No Strategy Makes For A Slow Business


There are two main reasons why businesses should take the time to develop their strategic plans. The first one is in the preparing of the strategic plan will force you to make hard decisions and the second reason is to question these decisions, in other words, to break bad habits.

Instead, most have the idea that a strategy emerges as events unfold or declare the future to be unpredictable and thus, doesn’t make strategic choices until the future becomes sufficiently clear. And, as we’ve seen in the last ten years, no one can make a safe bet on the future.

Worse, strategic planning is nearly impossible because it is not part of marketing communications team. Instead, it is with the market research or product development group with a dotted line to the VP of Marketing. Thus decisions that require cutting off possibilities and options can be unnecessarily complicated, biased and time-consuming.

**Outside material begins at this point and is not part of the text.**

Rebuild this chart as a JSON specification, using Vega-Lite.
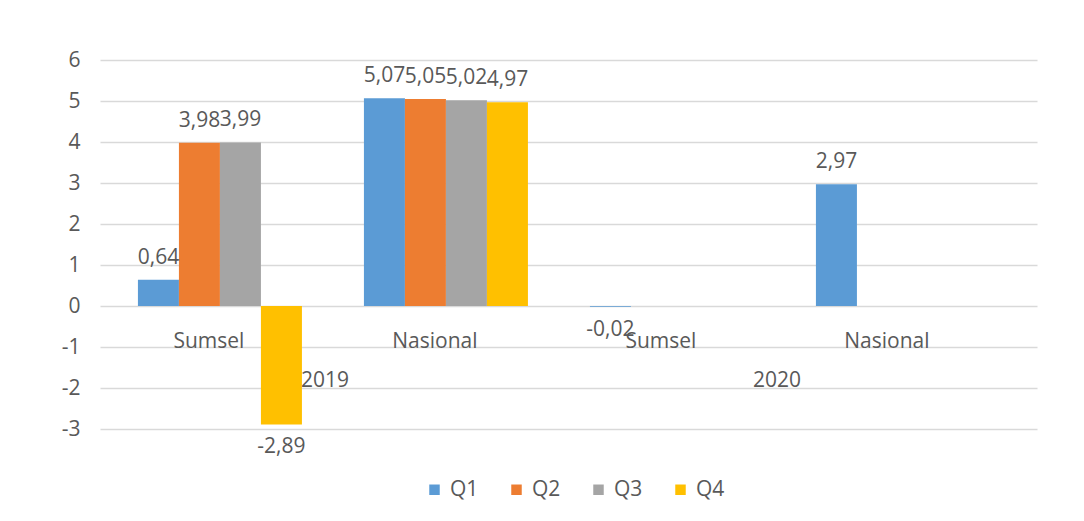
{
  "$schema": "https://vega.github.io/schema/vega-lite/v6.json",
  "width": 937,
  "height": 369,
  "autosize": {"type": "none"},
  "padding": {"left": 100, "top": 60, "right": 47, "bottom": 92},
  "background": "white",
  "config": {
    "view": {"stroke": null},
    "font": "Open Sans",
    "locale": {"number": {"decimal": ",", "thousands": ".", "grouping": [3], "currency": ["", ""], "minus": "-"}}
  },
  "data": {
    "values": [
      {"year": "2019", "region": "Sumsel", "group": "2019 Sumsel", "quarter": "Q1", "value": 0.64},
      {"year": "2019", "region": "Sumsel", "group": "2019 Sumsel", "quarter": "Q2", "value": 3.98},
      {"year": "2019", "region": "Sumsel", "group": "2019 Sumsel", "quarter": "Q3", "value": 3.99},
      {"year": "2019", "region": "Sumsel", "group": "2019 Sumsel", "quarter": "Q4", "value": -2.89},
      {"year": "2019", "region": "Nasional", "group": "2019 Nasional", "quarter": "Q1", "value": 5.07},
      {"year": "2019", "region": "Nasional", "group": "2019 Nasional", "quarter": "Q2", "value": 5.05},
      {"year": "2019", "region": "Nasional", "group": "2019 Nasional", "quarter": "Q3", "value": 5.02},
      {"year": "2019", "region": "Nasional", "group": "2019 Nasional", "quarter": "Q4", "value": 4.97},
      {"year": "2020", "region": "Sumsel", "group": "2020 Sumsel", "quarter": "Q1", "value": -0.02},
      {"year": "2020", "region": "Nasional", "group": "2020 Nasional", "quarter": "Q1", "value": 2.97}
    ]
  },
  "layer": [
    {
      "mark": {"type": "bar"},
      "encoding": {
        "x": {"field": "group", "type": "nominal", "scale": {"type": "band", "domain": ["2019 Sumsel", "2019 Nasional", "2020 Sumsel", "2020 Nasional"], "paddingInner": 0, "paddingOuter": 0.073, "align": 0.21}, "axis": null},
        "xOffset": {"field": "quarter", "type": "nominal", "scale": {"domain": ["Q1", "Q2", "Q3", "Q4"], "paddingInner": 0, "paddingOuter": 0.756}},
        "y": {"field": "value", "type": "quantitative", "scale": {"domain": [-3, 6], "nice": false, "zero": true},
          "axis": {"values": [-3, -2, -1, 0, 1, 2, 3, 4, 5, 6], "grid": true, "gridColor": "#d9d9d9", "gridWidth": 1.5, "domain": false, "ticks": false, "labelFontSize": 21, "labelColor": "#595959", "labelPadding": 20, "title": null}},
        "color": {"field": "quarter", "type": "nominal", "scale": {"domain": ["Q1", "Q2", "Q3", "Q4"], "range": ["#5B9BD5", "#ED7D31", "#A5A5A5", "#FFC000"]},
          "legend": {"orient": "none", "legendX": 324, "legendY": 419, "direction": "horizontal", "title": null, "symbolType": "square", "symbolSize": 110, "symbolStrokeWidth": 0, "labelFontSize": 21, "labelColor": "#595959", "columnPadding": 27, "labelOffset": 5}}
      }
    },
    {
      "transform": [{"filter": "datum.value >= 0"}],
      "mark": {"type": "text", "baseline": "bottom", "dy": -12, "fontSize": 21, "color": "#595959"},
      "encoding": {
        "x": {"field": "group", "type": "nominal", "scale": {"type": "band", "domain": ["2019 Sumsel", "2019 Nasional", "2020 Sumsel", "2020 Nasional"], "paddingInner": 0, "paddingOuter": 0.073, "align": 0.21}, "axis": null},
        "xOffset": {"field": "quarter", "type": "nominal", "scale": {"domain": ["Q1", "Q2", "Q3", "Q4"], "paddingInner": 0, "paddingOuter": 0.756}},
        "y": {"field": "value", "type": "quantitative"},
        "text": {"field": "value", "type": "quantitative", "format": ".2f"}
      }
    },
    {
      "transform": [{"filter": "datum.value < 0"}],
      "mark": {"type": "text", "baseline": "top", "dy": 12, "fontSize": 21, "color": "#595959"},
      "encoding": {
        "x": {"field": "group", "type": "nominal", "scale": {"type": "band", "domain": ["2019 Sumsel", "2019 Nasional", "2020 Sumsel", "2020 Nasional"], "paddingInner": 0, "paddingOuter": 0.073, "align": 0.21}, "axis": null},
        "xOffset": {"field": "quarter", "type": "nominal", "scale": {"domain": ["Q1", "Q2", "Q3", "Q4"], "paddingInner": 0, "paddingOuter": 0.756}},
        "y": {"field": "value", "type": "quantitative"},
        "text": {"field": "value", "type": "quantitative", "format": ".2f"}
      }
    },
    {
      "transform": [{"filter": "datum.quarter == 'Q1'"}],
      "mark": {"type": "text", "baseline": "middle", "align": "center", "dx": -11, "fontSize": 21, "color": "#595959"},
      "encoding": {
        "x": {"field": "group", "type": "nominal", "bandPosition": 0.5, "scale": {"type": "band", "domain": ["2019 Sumsel", "2019 Nasional", "2020 Sumsel", "2020 Nasional"], "paddingInner": 0, "paddingOuter": 0.073, "align": 0.21}, "axis": null},
        "y": {"datum": -0.88},
        "text": {"field": "region", "type": "nominal"}
      }
    },
    {
      "transform": [{"filter": "datum.quarter == 'Q1' && datum.region == 'Nasional'"}],
      "mark": {"type": "text", "baseline": "middle", "align": "center", "dx": -8, "fontSize": 21, "color": "#595959"},
      "encoding": {
        "x": {"field": "year", "type": "nominal", "bandPosition": 0.5, "scale": {"type": "band", "domain": ["2019", "2020"], "paddingInner": 0, "paddingOuter": 0.0365, "align": 0.21}, "axis": null},
        "y": {"datum": -1.83},
        "text": {"field": "year", "type": "nominal"}
      }
    }
  ],
  "resolve": {"scale": {"x": "independent"}}
}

For this post, we bring you our top offenders as to why companies don’t have a strategic plan.

Budget Planning Based On Last’s Year Plan

Probably the biggest offender is using the same old system of adding a percentage to last year’s budget and calling this the strategic plan for the upcoming year. However, this approach is personal, rather than an analytical approach; it’s like buying more clothes for the ‘favourite child’ or which department yells the loudest gets the funding, rather than funding tactics that need to develop the most and why.

Strategic Planning As A Fixed Plan

A strategic plan is organic and needs to be continually updated. So why do it, you ask?

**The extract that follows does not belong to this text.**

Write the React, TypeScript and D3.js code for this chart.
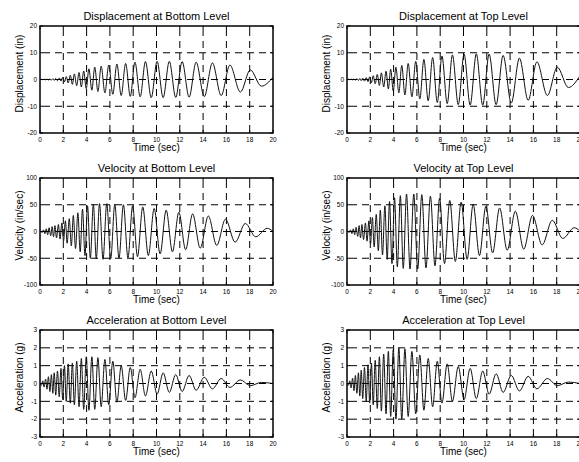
import React, { useRef, useEffect } from 'react'
import * as d3 from 'd3'

const dispTimes = [
  0, 0.12, 0.24, 0.35, 0.48, 0.6, 0.72, 0.85, 0.98, 1.1,
  1.22, 1.35, 1.5, 1.65, 1.8, 1.95, 2.1, 2.25, 2.42, 2.6,
  2.78, 2.95, 3.15, 3.35, 3.55, 3.75, 3.97, 4.2, 4.45, 4.7,
  4.97, 5.25, 5.57, 5.9, 6.25, 6.6, 6.97, 7.35, 7.75, 8.15,
  8.6, 9.05, 9.55, 10.05, 10.57, 11.1, 11.65, 12.2, 12.8, 13.4,
  14.1, 14.8, 15.55, 16.3, 17.2, 18.05, 19.0, 20.0,
]

// times (sec) of the turning points of the velocity traces
const velTimes = [
  0, 0.06, 0.18, 0.3, 0.42, 0.54, 0.66, 0.78, 0.92, 1.04,
  1.16, 1.28, 1.42, 1.58, 1.72, 1.88, 2.02, 2.18, 2.33, 2.51,
  2.69, 2.86, 3.05, 3.25, 3.45, 3.65, 3.86, 4.08, 4.32, 4.58,
  4.83, 5.11, 5.41, 5.73, 6.07, 6.42, 6.78, 7.16, 7.55, 7.95,
  8.37, 8.82, 9.3, 9.8, 10.31, 10.83, 11.37, 11.92, 12.5, 13.1,
  13.75, 14.45, 15.17, 15.92, 16.75, 17.62, 18.52, 19.5, 20,
]

// displacement (in)
const dispBottom = [
  0, 0.05, -0.05, 0.1, -0.1, 0.15, -0.15, 0.2, -0.25, 0.3,
  -0.35, 0.4, -0.45, 0.55, -0.6, 0.8, -0.9, 1.1, -1.3, 1.6,
  -1.8, 2.1, -2.3, 2.6, -2.8, 3.2, -3.4, 4.0, -4.0, 4.6,
  -4.5, 5.0, -5.0, 5.4, -5.5, 5.8, -6.0, 6.0, -6.3, 6.5,
  -6.5, 6.7, -6.8, 6.8, -6.8, 6.8, -6.7, 6.7, -6.6, 6.5,
  -6.4, 6.2, -6.0, 5.4, -4.7, 3.6, -2.5, 0.8,
]
const dispTop = [
  0, 0.1, -0.1, 0.15, -0.15, 0.2, -0.25, 0.3, -0.35, 0.4,
  -0.45, 0.5, -0.6, 0.7, -0.8, 1.0, -1.2, 1.4, -1.6, 1.9,
  -2.2, 2.5, -2.8, 3.1, -3.5, 3.8, -4.3, 4.6, -5.0, 5.3,
  -5.8, 6.0, -6.5, 6.8, -7.3, 7.5, -8.0, 8.2, -8.6, 8.8,
  -9.0, 9.2, -9.4, 9.5, -9.6, 9.6, -9.6, 9.5, -9.4, 9.0,
  -8.8, 8.0, -7.8, 6.6, -6.0, 4.6, -3.0, 1.4,
]

// velocity (in/sec)
const velBottom = [
  0, 1, -2, 3, -4, 5, -6, 7, -8, 9,
  -10, 11, -12, 13, -14, 16, -18, 20, -22, 24,
  -27, 30, -32, 35, -38, 42, -45, 48, -50, 51,
  -51, 52, -52, 52, -51, 51, -50, 50, -49, 48,
  -47, 46, -45, 43, -42, 40, -38, 36, -34, 33,
  -31, 29, -26, 23, -20, 15, -10, 6, 0,
]
const velTop = [
  0, 1, -2, 3, -4, 5, -6, 8, -9, 11,
  -12, 13, -15, 16, -18, 20, -23, 26, -29, 32,
  -36, 40, -44, 48, -52, 56, -60, 63, -66, 67,
  -69, 70, -70, 70, -70, 69, -68, 66, -64, 62,
  -60, 58, -56, 55, -52, 51, -45, 47, -40, 44,
  -35, 38, -33, 30, -25, 21, -13, 7, 1,
]

// acceleration (g)
const accBottom = [
  0, -0.1, 0.15, -0.2, 0.25, -0.32, 0.38, -0.45, 0.5, -0.55,
  0.6, -0.65, 0.7, -0.75, 0.85, -0.9, 1.0, -1.0, 1.1, -1.1,
  1.15, -1.2, 1.25, -1.3, 1.4, -1.45, 1.5, -1.5, 1.5, -1.45,
  1.45, -1.3, 1.35, -1.2, 1.25, -1.05, 1.0, -0.95, 0.9, -0.8,
  0.8, -0.7, 0.7, -0.6, 0.6, -0.5, 0.5, -0.45, 0.45, -0.38,
  0.35, -0.3, 0.28, -0.22, 0.2, -0.12, 0.06, 0,
]
const accTop = [
  0, -0.1, 0.15, -0.25, 0.3, -0.4, 0.45, -0.55, 0.6, -0.7,
  0.75, -0.85, 0.9, -1.0, 1.05, -1.1, 1.15, -1.2, 1.3, -1.4,
  1.5, -1.55, 1.65, -1.7, 1.8, -1.85, 1.9, -2.0, 2.0, -2.0,
  1.95, -1.85, 1.8, -1.7, 1.6, -1.5, 1.4, -1.3, 1.25, -1.1,
  1.1, -1.0, 0.95, -0.9, 0.85, -0.85, 0.7, -0.6, 0.55, -0.5,
  0.45, -0.42, 0.4, -0.3, 0.28, -0.12, 0.08, 0,
]

const timeTicks = [0, 2, 4, 6, 8, 10, 12, 14, 16, 18, 20]
const dispTicks = [-20, -10, 0, 10, 20]
const velTicks = [-100, -50, 0, 50, 100]
const accTicks = [-3, -2, -1, 0, 1, 2, 3]

const panels = [
  { title: 'Displacement at Bottom Level', ylabel: 'Displacement (in)', t: dispTimes, v: dispBottom, ticks: dispTicks, col: 0, row: 0 },
  { title: 'Displacement at Top Level', ylabel: 'Displacement (in)', t: dispTimes, v: dispTop, ticks: dispTicks, col: 1, row: 0 },
  { title: 'Velocity at Bottom Level', ylabel: 'Velocity (in/sec)', t: velTimes, v: velBottom, ticks: velTicks, col: 0, row: 1 },
  { title: 'Velocity at Top Level', ylabel: 'Velocity (in/sec)', t: velTimes, v: velTop, ticks: velTicks, col: 1, row: 1 },
  { title: 'Acceleration at Bottom Level', ylabel: 'Acceleration (g)', t: dispTimes, v: accBottom, ticks: accTicks, col: 0, row: 2 },
  { title: 'Acceleration at Top Level', ylabel: 'Acceleration (g)', t: dispTimes, v: accTop, ticks: accTicks, col: 1, row: 2 },
]

const FONT = '"Liberation Sans", Arial, Helvetica, sans-serif'

const App = () => {
  const svgRef = useRef<SVGSVGElement>(null)

  useEffect(() => {
    const svg = d3.select(svgRef.current)
    svg.selectAll('*').remove()

    const colX = [40, 347]
    const rowY = [26, 178, 330]
    const pw = 233
    const ph = 107

    panels.forEach((p, i) => {
      const g = svg.append('g')
        .attr('transform', `translate(${colX[p.col]},${rowY[p.row]})`)

      const x = d3.scaleLinear().domain([0, 20]).range([0, pw])
      const y = d3.scaleLinear()
        .domain([p.ticks[0], p.ticks[p.ticks.length - 1]])
        .range([ph, 0])

      g.append('clipPath').attr('id', `clip${i}`)
        .append('rect').attr('width', pw).attr('height', ph)

      // dashed grid
      g.selectAll('.vgrid')
        .data(timeTicks.slice(1, -1))
        .enter().append('line')
        .attr('x1', d => x(d)).attr('x2', d => x(d))
        .attr('y1', 0).attr('y2', ph)
        .attr('stroke', '#000').attr('stroke-width', 1)
        .attr('stroke-dasharray', '7,5')
        .attr('stroke-dashoffset', -3)
      g.selectAll('.hgrid')
        .data(p.ticks.slice(1, -1))
        .enter().append('line')
        .attr('x1', 0).attr('x2', pw)
        .attr('y1', d => y(d)).attr('y2', d => y(d))
        .attr('stroke', '#000').attr('stroke-width', 1)
        .attr('stroke-dasharray', '7,5')
        .attr('stroke-dashoffset', -3)

      // response trace
      const pts = p.t.map((t, k) => [t, p.v[k]] as [number, number])
      const line = d3.line<[number, number]>()
        .x(d => x(d[0]))
        .y(d => y(d[1]))
        .curve(d3.curveMonotoneX)
      g.append('path')
        .attr('d', line(pts))
        .attr('fill', 'none')
        .attr('stroke', '#111')
        .attr('stroke-width', 1)
        .attr('clip-path', `url(#clip${i})`)

      // box
      g.append('rect')
        .attr('width', pw).attr('height', ph)
        .attr('fill', 'none').attr('stroke', '#000').attr('stroke-width', 1.5)

      // inward ticks on all sides
      timeTicks.forEach(t => {
        g.append('line').attr('x1', x(t)).attr('x2', x(t)).attr('y1', ph).attr('y2', ph - 3).attr('stroke', '#000')
        g.append('line').attr('x1', x(t)).attr('x2', x(t)).attr('y1', 0).attr('y2', 3).attr('stroke', '#000')
      })
      p.ticks.forEach(v => {
        g.append('line').attr('x1', 0).attr('x2', 3).attr('y1', y(v)).attr('y2', y(v)).attr('stroke', '#000')
        g.append('line').attr('x1', pw).attr('x2', pw - 3).attr('y1', y(v)).attr('y2', y(v)).attr('stroke', '#000')
      })

      // tick labels
      g.selectAll('.xl')
        .data(timeTicks)
        .enter().append('text')
        .attr('x', d => x(d)).attr('y', ph + 9)
        .attr('text-anchor', 'middle')
        .attr('font-size', 6.5).attr('font-family', FONT)
        .text(d => d)
      g.selectAll('.yl')
        .data(p.ticks)
        .enter().append('text')
        .attr('x', -3).attr('y', d => y(d) + 2.3)
        .attr('text-anchor', 'end')
        .attr('font-size', 6.5).attr('font-family', FONT)
        .text(d => d)

      // titles
      g.append('text')
        .attr('x', pw / 2).attr('y', -6)
        .attr('text-anchor', 'middle')
        .attr('font-size', 11).attr('font-family', FONT)
        .text(p.title)
      g.append('text')
        .attr('x', pw / 2).attr('y', ph + 18)
        .attr('text-anchor', 'middle')
        .attr('font-size', 10).attr('font-family', FONT)
        .text('Time (sec)')
      g.append('text')
        .attr('transform', `translate(-17,${ph / 2 - 6}) rotate(-90)`)
        .attr('text-anchor', 'middle')
        .attr('font-size', 10).attr('font-family', FONT)
        .text(p.ylabel)
    })
  }, [])

  return (
    <div style={{ position: 'absolute', left: 0, top: 0 }}>
      <svg ref={svgRef} width={579} height={462} style={{ display: 'block', background: '#fff' }}></svg>
    </div>
  )
}

export default App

You need to see the Strategic Planning a guiding tool and one that helps to make the daunting decisions easier. Most importantly, strategic planning is based on revenues and not costs – this puts the customer at the centre of all planning. Which brings me to the most important point, disruptors.

Hiring Planning Based On Who You Know

When will we see companies hiring Disruptors? Most seem to believe the manager’s role is to defuse conflict and think that an agreeing team is a winning company.

I’m not saying that conflict is good for a company, especially when egos are the primary source of the problem. However, as a marketing leader for a small business or a large enterprise, your role is to question assumptions, scout for disagreements and ask why.

Strategic Planning needs Disruptors and people who question the status-quo. Most of the time we see a marketing team that loves jargon, acronyms, and works towards keeping their bosses happy. When you meet someone who says, “As long as my boss is happy, that’s all that matters” there’s probably no strategic plan in place.

Presentation Planning Includes The Word Strategy

Have you been in a meeting where everyone adds the word “strategy” and “plan” together, for example, sales strategy plan, social media strategy plan, public relations strategy plan? Then this is followed by a list of to-dos.  A Strategic Plan is not a template.

Marketing Campaign Planning That Replaces Strategic Planning

Oh, how marketers love their campaigns. Marketing, public relations, brand development campaigns will be the first thing we ask each other – “What campaigns have you created lately”?

Here’s the thing, campaign planning is popular with large enterprises who need to meet their quarterly financial numbers. Thus these companies are more interested in reaching short-term goals than in the long-term goals, which are strategy focused.

I’m going to close this post with one last tip. Start simple. You don’t have to have the five-year plan, rather build on it. Remember, a strategic plan is not perfection but a working tool.